╭─ SOURCE EXCERPT
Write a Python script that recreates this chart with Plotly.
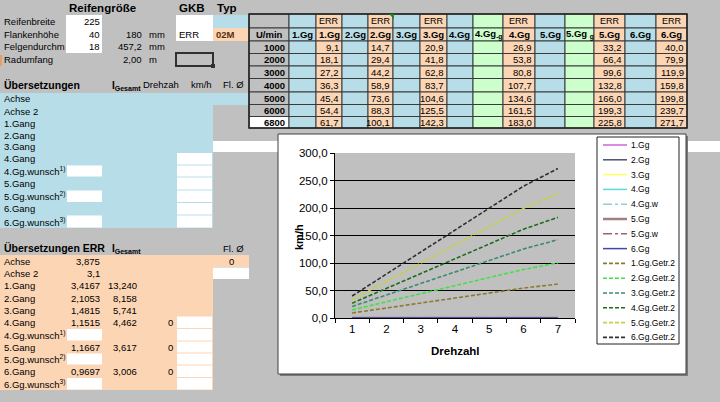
import plotly.graph_objects as go

# ---------------- data ----------------
rpm = [1000, 2000, 3000, 4000, 5000, 6000, 6800]
drehzahl = ["1", "2", "3", "4", "5", "6", "7"]

err_1gg = [9.1, 18.1, 27.2, 36.3, 45.4, 54.4, 61.7]
err_2gg = [14.7, 29.4, 44.2, 58.9, 73.6, 88.3, 100.1]
err_3gg = [20.9, 41.8, 62.8, 83.7, 104.6, 125.5, 142.3]
err_4gg = [26.9, 53.8, 80.8, 107.7, 134.6, 161.5, 183.0]
err_5gg = [33.2, 66.4, 99.6, 132.8, 166.0, 199.3, 225.8]
err_6gg = [40.0, 79.9, 119.9, 159.8, 199.8, 239.7, 271.7]

# empty spreadsheet columns (plotted as 0 by the spreadsheet)
gg1 = [0, 0, 0, 0, 0, 0, 0]
gg2 = [0, 0, 0, 0, 0, 0, 0]
gg3 = [0, 0, 0, 0, 0, 0, 0]
gg4 = [0, 0, 0, 0, 0, 0, 0]
gg4w = [0, 0, 0, 0, 0, 0, 0]
gg5 = [0, 0, 0, 0, 0, 0, 0]
gg5w = [0, 0, 0, 0, 0, 0, 0]
gg6 = [0, 0, 0, 0, 0, 0, 0]

table_top = ["", "", "ERR", "", "ERR", "", "ERR", "", "", "ERR", "", "", "ERR", "", "ERR"]
table_headers = ["U/min", "1.Gg", "1.Gg", "2.Gg", "2.Gg", "3.Gg", "3.Gg", "4.Gg",
                 "4.Gg<sub>-g</sub>", "4.Gg", "5.Gg", "5.Gg <sub>g</sub>", "5.Gg", "6.Gg", "6.Gg"]
col_kind = ["grey", "blue", "orange", "blue", "orange", "blue", "orange", "blue",
            "green", "orange", "blue", "green", "orange", "blue", "orange"]
err_columns = {2: err_1gg, 4: err_2gg, 6: err_3gg, 9: err_4gg, 12: err_5gg, 14: err_6gg}

tire_labels = ["Reifenbreite", "Flankenhöhe", "Felgendurchm", "Radumfang"]
tire_inputs = [225, 40, 18, None]
tire_derived = [None, "180", "457,2", "2,00"]
tire_units = [None, "mm", "mm", "m"]

gear_labels = ["Achse", "Achse 2", "1.Gang", "2.Gang", "3.Gang", "4.Gang",
               "4.Gg.wunsch<sup>1)</sup>", "5.Gang", "5.Gg.wunsch<sup>2)</sup>",
               "6.Gang", "6.Gg.wunsch<sup>3)</sup>"]
ratio_erl = [3.875, 3.1, 3.4167, 2.1053, 1.4815, 1.1515, None, 1.1667, None, 0.9697, None]
igesamt_erl = [None, None, 13.240, 8.158, 5.741, 4.462, None, 3.617, None, 3.006, None]
drehzahl_erl = [None, None, None, None, None, 0, None, 0, None, 0, None]

std_series = [("1.Gg", gg1, "#CC66DD", 1.5, "solid"),
              ("2.Gg", gg2, "#50506A", 1.5, "solid"),
              ("3.Gg", gg3, "#FFFF66", 1.5, "solid"),
              ("4.Gg", gg4, "#55DDDD", 1.5, "solid"),
              ("4.Gg.w", gg4w, "#99CCCC", 1.5, "dashdot"),
              ("5.Gg", gg5, "#A08080", 2.5, "solid"),
              ("5.Gg.w", gg5w, "#996677", 1.5, "dashdot"),
              ("6.Gg", gg6, "#4444AA", 1.5, "solid")]
err_series = [("1.Gg.Getr.2", err_1gg, "#8C7A2E", 1.6, "4px,2px"),
              ("2.Gg.Getr.2", err_2gg, "#44E044", 1.6, "4px,2px"),
              ("3.Gg.Getr.2", err_3gg, "#3A8C6E", 1.6, "4px,2px"),
              ("4.Gg.Getr.2", err_4gg, "#1E6B1E", 1.6, "4px,2px"),
              ("5.Gg.Getr.2", err_5gg, "#C8D040", 1.6, "4px,2px"),
              ("6.Gg.Getr.2", err_6gg, "#303030", 1.6, "4px,2px")]

# ---------------- helpers ----------------
W, H = 720, 402
GREY = "#C0C0C0"
BLUE = "#B7DEE8"
ORANGE = "#FCD5B4"
GREEN = "#CCFFCC"
FONT = "Arial, Liberation Sans, sans-serif"
shapes, annos = [], []


def px(x):
    return x / W


def py(y):
    return 1 - y / H


def rect(x0, y0, x1, y1, fill, line=None, lw=1):
    shapes.append(dict(type="rect", xref="paper", yref="paper", layer="below",
                       x0=px(x0), x1=px(x1), y0=py(y1), y1=py(y0), fillcolor=fill,
                       line=dict(color=line if line else fill, width=lw if line else 0)))


def txt(x, y, s, size=9.5, bold=False, anchor="left", color="black"):
    annos.append(dict(xref="paper", yref="paper", x=px(x), y=py(y), showarrow=False,
                      text=f"<b>{s}</b>" if bold else s, xanchor=anchor, yanchor="middle",
                      borderpad=0, font=dict(family=FONT, size=size, color=color)))


def de(v, d):
    return f"{v:.{d}f}".replace(".", ",")


# ---------------- spreadsheet: top left ----------------
txt(68, 8, "Reifengröße", 11.5, True)
txt(178, 8, "GKB", 11.5, True)
txt(216, 8, "Typ", 11.5, True)
rect(66, 15, 102, 53, "white")
rect(176, 15, 213, 28, "white")
rect(213, 15, 250, 28, BLUE)
rect(176, 28, 213, 41, "white")
rect(213, 28, 250, 41, ORANGE)
rect(176, 53, 213, 66, GREY, "#303030", 2)
rect(211, 64, 215, 68, "#303030")
rect(0, 55, 2, 66, "#E8A060")
txt(178, 34.5, "ERR")
txt(215, 34.5, "02M", 9.5, True, color="#5A3010")
tire_y = [22, 34.5, 47, 60]
for i, lab in enumerate(tire_labels):
    txt(3, tire_y[i], lab)
    if tire_inputs[i] is not None:
        txt(101, tire_y[i], str(tire_inputs[i]), anchor="right")
    if tire_derived[i] is not None:
        txt(143, tire_y[i], tire_derived[i], anchor="right")
        txt(148, tire_y[i], tire_units[i])

# ---------------- Übersetzungen (blue) ----------------
txt(3, 85, "Übersetzungen", 10.5, True)
txt(111, 86, "I<sub>Gesamt</sub>", 10, True)
txt(142, 85, "Drehzah")
txt(190, 85, "km/h")
txt(222, 85, "Fl. Ø")
blue_rows = [93, 105, 117, 129.5, 141, 152.5, 165, 177, 190, 202.5, 215, 228]
rect(0, 93, 249, 105, BLUE)
rect(0, 105, 213, 228, BLUE)
rect(213, 141, 720, 152, "white")
for i in range(5, 11):
    rect(177, blue_rows[i] + 0.5, 212, blue_rows[i + 1] - 0.5, "white")
for i in (6, 8, 10):
    rect(67, blue_rows[i] + 0.5, 102, blue_rows[i + 1] - 0.5, "white")
for i, lab in enumerate(gear_labels):
    txt(3, (blue_rows[i] + blue_rows[i + 1]) / 2, lab)

# ---------------- Übersetzungen ERR (orange) ----------------
txt(3, 248, "Übersetzungen ERR", 10.5, True)
txt(111, 249, "I<sub>Gesamt</sub>", 10, True)
txt(222, 248, "Fl. Ø")
org_rows = [255, 267, 279.5, 292, 304, 316, 328.5, 341, 353, 365, 377.5, 390]
rect(0, 255, 249, 267, ORANGE)
rect(0, 267, 213, 390, ORANGE)
rect(213, 267.5, 249, 279, "white")
for i in range(5, 11):
    rect(177, org_rows[i] + 0.5, 212, org_rows[i + 1] - 0.5, "white")
for i in (6, 8, 10):
    rect(67, org_rows[i] + 0.5, 102, org_rows[i + 1] - 0.5, "white")
for i, lab in enumerate(gear_labels):
    yc = (org_rows[i] + org_rows[i + 1]) / 2
    txt(3, yc, lab)
    if ratio_erl[i] is not None:
        txt(101, yc, str(ratio_erl[i]).replace(".", ","), anchor="right")
    if igesamt_erl[i] is not None:
        txt(138, yc, de(igesamt_erl[i], 3), anchor="right")
    if drehzahl_erl[i] is not None:
        txt(174, yc, str(drehzahl_erl[i]), anchor="right")
txt(231, 261, "0", anchor="center")

# ---------------- speed table ----------------
cols = [249, 289, 316, 342, 368, 393, 420, 447, 473, 503, 535, 565, 594, 625, 656, 687]
rows = [14, 28, 41, 53.5, 66, 78.5, 92, 104.5, 116.5, 128]
fills = {"grey": GREY, "blue": BLUE, "orange": ORANGE, "green": GREEN}
for c, kind in enumerate(col_kind):
    x0, x1 = cols[c], cols[c + 1]
    for r in range(len(rows) - 1):
        y0, y1 = rows[r], rows[r + 1]
        f = fills[kind]
        if kind == "grey" and r == len(rows) - 2:
            f = "white"
        rect(x0, y0, x1, y1, f, "#3A3A3A", 1)
    if table_top[c]:
        txt((x0 + x1) / 2, 21, table_top[c], 9, anchor="center")
    txt((x0 + x1) / 2, 34.5, table_headers[c], 9.5, True, anchor="center")
    for r, v in enumerate(rpm):
        yc = (rows[r + 2] + rows[r + 3]) / 2
        if c == 0:
            txt(x1 - 3, yc, str(v), 9.5, True, anchor="right")
        elif c in err_columns:
            txt(x1 - 2, yc, de(err_columns[c][r], 1), 9.5, anchor="right")
shapes.append(dict(type="rect", xref="paper", yref="paper", layer="below",
                   x0=px(249), x1=px(687), y0=py(128), y1=py(14),
                   line=dict(color="#202020", width=1.5)))
shapes.append(dict(type="path", xref="paper", yref="paper", layer="below",
                   path=f"M {px(389)},{py(14)} L {px(394)},{py(14)} L {px(394)},{py(19)} Z",
                   fillcolor="#1A8A1A", line=dict(width=0)))

# ---------------- chart frame ----------------
rect(280, 136, 688, 376, "#7A7A7A")
rect(278, 134, 686, 374, "white", "#404040", 1)
rect(335, 153, 575, 318, GREY)
txt(455, 351, "Drehzahl", 11.5, True, anchor="center")
annos.append(dict(xref="paper", yref="paper", x=px(299), y=py(237), showarrow=False,
                  text="<b>km/h</b>", textangle=-90, xanchor="center", yanchor="middle",
                  font=dict(family=FONT, size=11, color="black")))

# ---------------- legend (drawn like the spreadsheet legend) ----------------
rect(597, 137, 679, 344, "white", "#222222", 1)
for i, (name, _vals, color, w, dash) in enumerate(std_series + err_series):
    ly = 145 + i * 14.8
    shapes.append(dict(type="line", xref="paper", yref="paper", layer="above",
                       x0=px(603), x1=px(627), y0=py(ly), y1=py(ly),
                       line=dict(color=color, width=w, dash=dash)))
    txt(630, ly, name, 8.5)

# ---------------- traces ----------------
fig = go.Figure()
for name, vals, color, w, dash in std_series + err_series:
    fig.add_trace(go.Scatter(x=drehzahl, y=vals, name=name, mode="lines",
                             line=dict(color=color, width=w, dash=dash)))

fig.update_layout(
    width=W, height=H, margin=dict(l=0, r=0, t=0, b=0),
    paper_bgcolor=GREY, plot_bgcolor="rgba(0,0,0,0)",
    separators=",.", font=dict(family=FONT, color="black"),
    shapes=shapes, annotations=annos, showlegend=False,
    xaxis=dict(domain=[px(335), px(575)], type="category", range=[-0.5, 6.5],
               showline=True, linecolor="black", linewidth=1, ticks="outside",
               tickson="boundaries", ticklen=4, tickcolor="black", showgrid=False,
               tickfont=dict(size=11.5), layer="below traces", automargin=False,
               fixedrange=True),
    yaxis=dict(domain=[py(318), py(153)], range=[0, 300], dtick=50, tick0=0,
               tickformat=".1f", showgrid=True, gridcolor="black", gridwidth=1,
               showline=True, linecolor="black", ticks="outside", ticklen=4,
               tickcolor="black", zeroline=False, tickfont=dict(size=11.5),
               automargin=False, fixedrange=True),
)
fig.write_html("out.html", config={"displayModeBar": False},
               post_script="document.body.style.margin='0';"
                           "document.body.style.overflow='hidden';")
╰─
### [TASK DETAILS]
With all pictures left out, please transcribe exactly the lines from the start of the material through the line with "gg6 = [0, 0, 0, 0, 0, 0, 0]".

### [TASK RESPONSE]
Write a Python script that recreates this chart with Plotly.
import plotly.graph_objects as go

# ---------------- data ----------------
rpm = [1000, 2000, 3000, 4000, 5000, 6000, 6800]
drehzahl = ["1", "2", "3", "4", "5", "6", "7"]

err_1gg = [9.1, 18.1, 27.2, 36.3, 45.4, 54.4, 61.7]
err_2gg = [14.7, 29.4, 44.2, 58.9, 73.6, 88.3, 100.1]
err_3gg = [20.9, 41.8, 62.8, 83.7, 104.6, 125.5, 142.3]
err_4gg = [26.9, 53.8, 80.8, 107.7, 134.6, 161.5, 183.0]
err_5gg = [33.2, 66.4, 99.6, 132.8, 166.0, 199.3, 225.8]
err_6gg = [40.0, 79.9, 119.9, 159.8, 199.8, 239.7, 271.7]

# empty spreadsheet columns (plotted as 0 by the spreadsheet)
gg1 = [0, 0, 0, 0, 0, 0, 0]
gg2 = [0, 0, 0, 0, 0, 0, 0]
gg3 = [0, 0, 0, 0, 0, 0, 0]
gg4 = [0, 0, 0, 0, 0, 0, 0]
gg4w = [0, 0, 0, 0, 0, 0, 0]
gg5 = [0, 0, 0, 0, 0, 0, 0]
gg5w = [0, 0, 0, 0, 0, 0, 0]
gg6 = [0, 0, 0, 0, 0, 0, 0]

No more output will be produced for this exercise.